Frequently Asked Questions
Does my parent need a hospital stay before qualifying for home health care?
No. Unlike skilled nursing facility coverage, Medicare home health care does not require a prior hospital stay. A doctor's order certifying medical necessity and homebound status is sufficient. Many people receive home health care after a doctor's office visit identifies a need for skilled services at home.
How many hours per week does Medicare home health care provide?
Medicare does not define home health in terms of hours per week. It covers skilled visits as medically necessary, which typically means a few visits per week from nurses or therapists. This is not around-the-clock care. Most patients receive between 2 and 6 visits per week during active recovery.
Can my parent choose their home health agency?
Yes. Your parent can choose any Medicare-certified home health agency in their area. If your parent is unhappy with the care, they can switch agencies. The doctor's order transfers to the new agency.

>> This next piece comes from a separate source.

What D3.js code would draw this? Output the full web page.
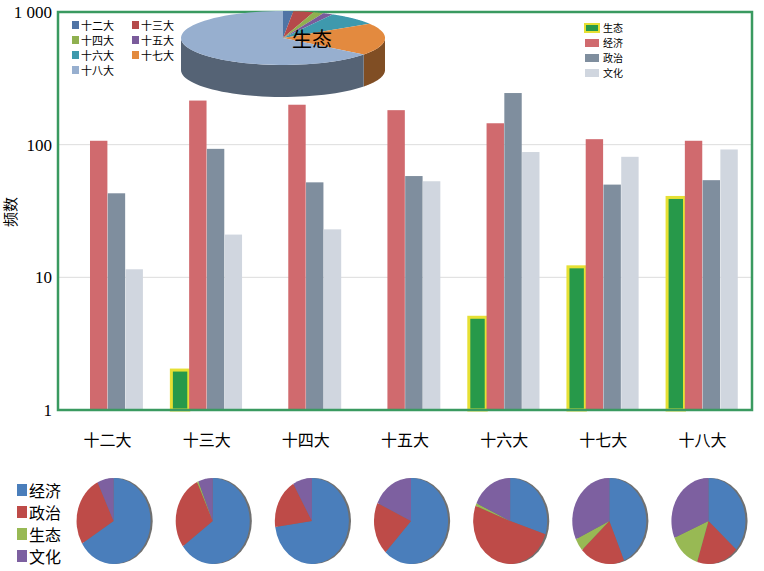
<!DOCTYPE html><html><head><meta charset="utf-8">
<script src="https://cdn.jsdelivr.net/npm/d3@7"></script>
<style>body{margin:0;background:#fff}text{font-family:"Noto Sans CJK SC",sans-serif}</style></head><body>
<svg id="c" width="764" height="571"></svg>
<script>
const congresses=["十二大","十三大","十四大","十五大","十六大","十七大","十八大"];
const series=["生态","经济","政治","文化"];
const ecology=[0,2,0,0,5,12,40];
const economy=[107,215,200,182,145,110,107];
const politics=[43,93,52,58,245,50,54];
const culture=[11.5,21,23,53,88,81,92];
const yTicks=[1,10,100,1000];
const yTickLabels=["1","10","100","1 000"];
const topPieValues=[1,2,1,1,5,12,40];
const barColors={"生态":"#27994a","经济":"#d06a6e","政治":"#7f8e9e","文化":"#d0d6df"};
const pieColors=["#4a7ebb","#be4b48","#98b954","#7d60a0"];
const pieNames=["经济","政治","生态","文化"];
const topPieColors=["#4f74a5","#b54a4a","#8fb04f","#7a5b9b","#3e99ad","#e38a3f","#97afcf"];

const svg=d3.select("#c");
const L=58,R=752,T=12,B=410;
const x0=d3.scaleBand().domain(congresses).range([L,R]).paddingInner(0.28).paddingOuter(0.14);
const x1=d3.scaleBand().domain(series).range([0,x0.bandwidth()]).padding(0.02);
const y=d3.scaleLog().domain([1,1000]).range([B,T]);
svg.selectAll(".g").data([10,100]).join("line").attr("x1",L).attr("x2",R).attr("y1",d=>y(d)).attr("y2",d=>y(d)).attr("stroke","#ddd");
const vals={"生态":ecology,"经济":economy,"政治":politics,"文化":culture};
series.forEach(s=>{
  svg.selectAll(null).data(congresses.map((c,i)=>({c,v:vals[s][i]})).filter(d=>d.v>0)).join("rect")
   .attr("x",d=>x0(d.c)+x1(s)).attr("width",x1.bandwidth()).attr("y",d=>y(d.v)).attr("height",d=>B-y(d.v))
   .attr("fill",barColors[s]).attr("stroke",s==="生态"?"#e6e034":"none").attr("stroke-width",s==="生态"?3:0);
});
svg.append("rect").attr("x",L).attr("y",T).attr("width",R-L).attr("height",B-T).attr("fill","none").attr("stroke","#3a9a60").attr("stroke-width",2.5);
svg.selectAll(null).data(yTicks).join("text").attr("x",L-6).attr("y",d=>y(d)+6).attr("text-anchor","end")
  .style("font-family","Liberation Serif").attr("font-size",17).text((d,i)=>yTickLabels[i]);
svg.append("text").attr("transform","translate(16,212) rotate(-90)").attr("text-anchor","middle").attr("font-size",15).text("频数");
svg.selectAll(null).data(congresses).join("text").attr("x",d=>x0(d)+x0.bandwidth()/2).attr("y",446).attr("text-anchor","middle").attr("font-size",16).text(d=>d);
series.forEach((s,i)=>{
  const g=svg.append("g").attr("transform",`translate(585,${24+i*15})`);
  g.append("rect").attr("width",14).attr("height",8).attr("fill",barColors[s]).attr("stroke",s==="生态"?"#e6e034":"none").attr("stroke-width",2);
  g.append("text").attr("x",18).attr("y",8).attr("font-size",10).text(s);
});
congresses.forEach((c,i)=>{
  const g=svg.append("g").attr("transform",`translate(72+0,${20+Math.floor(i/2)*15})`.replace("72+0",72+(i%2)*60));
  g.append("rect").attr("y",1).attr("width",7).attr("height",8).attr("fill",topPieColors[i]);
  g.append("text").attr("x",9).attr("y",10).attr("font-size",11).text(c);
});
(function(){
  const cx=283,cy=38,rx=102,ry=27,dep=32;
  const arcs=d3.pie().sort(null)(topPieValues);
  const P=(a,dy=0)=>[cx+rx*Math.sin(a),cy-ry*Math.cos(a)+dy];
  const shade=c=>d3.color(c).darker(1.6);
  arcs.forEach((a,i)=>{
    const s=Math.max(a.startAngle,Math.PI/2),e=Math.min(a.endAngle,3*Math.PI/2);
    if(e>s){
      const pts=[];for(let k=0;k<=40;k++)pts.push(P(s+(e-s)*k/40));
      for(let k=40;k>=0;k--)pts.push(P(s+(e-s)*k/40,dep));
      svg.append("path").attr("d",d3.line()(pts)+"Z").attr("fill",shade(topPieColors[i]));
    }
  });
  arcs.forEach((a,i)=>{
    const pts=[[cx,cy]];for(let k=0;k<=60;k++)pts.push(P(a.startAngle+(a.endAngle-a.startAngle)*k/60));
    svg.append("path").attr("d",d3.line()(pts)+"Z").attr("fill",topPieColors[i]);
  });
  svg.append("text").attr("x",312).attr("y",47).attr("text-anchor","middle").attr("font-size",20).text("生态");
})();
pieNames.forEach((n,i)=>{
  const g=svg.append("g").attr("transform",`translate(17,${482+i*22})`);
  g.append("rect").attr("y",2).attr("width",10).attr("height",12).attr("fill",pieColors[i]);
  g.append("text").attr("x",12).attr("y",15).attr("font-size",16).text(n);
});
congresses.forEach((c,j)=>{
  const v=[economy[j],politics[j],ecology[j],culture[j]];
  const cx=x0(c)+x0.bandwidth()/2+6,cy=521,rx=37,ry=43;
  const g=svg.append("g").attr("transform",`translate(${cx},${cy}) scale(${rx/ry},1)`);
  g.append("circle").attr("cx",2.5).attr("r",ry).attr("fill","#333").attr("opacity",0.7);
  g.selectAll(null).data(d3.pie().sort(null)(v)).join("path").attr("d",d3.arc().innerRadius(0).outerRadius(ry)).attr("fill",(d,i)=>pieColors[i]);
});
</script></body></html>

What if Medicare says my parent is no longer homebound but they still need help?
If Medicare determines your parent no longer meets the homebound requirement, home health coverage ends. Your parent can appeal this decision if their doctor disagrees. In the meantime, you will need to arrange private pay care or explore other programs like Medicaid waiver services or state-funded home care programs.
Does Medicare cover home health care for dementia patients?
Medicare covers skilled home health services for dementia patients if there is a skilled need, such as nursing assessment, medication management, or therapy. It does not cover custodial supervision for wandering or general safety monitoring. Once the skilled need is addressed, coverage ends even though the dementia continues.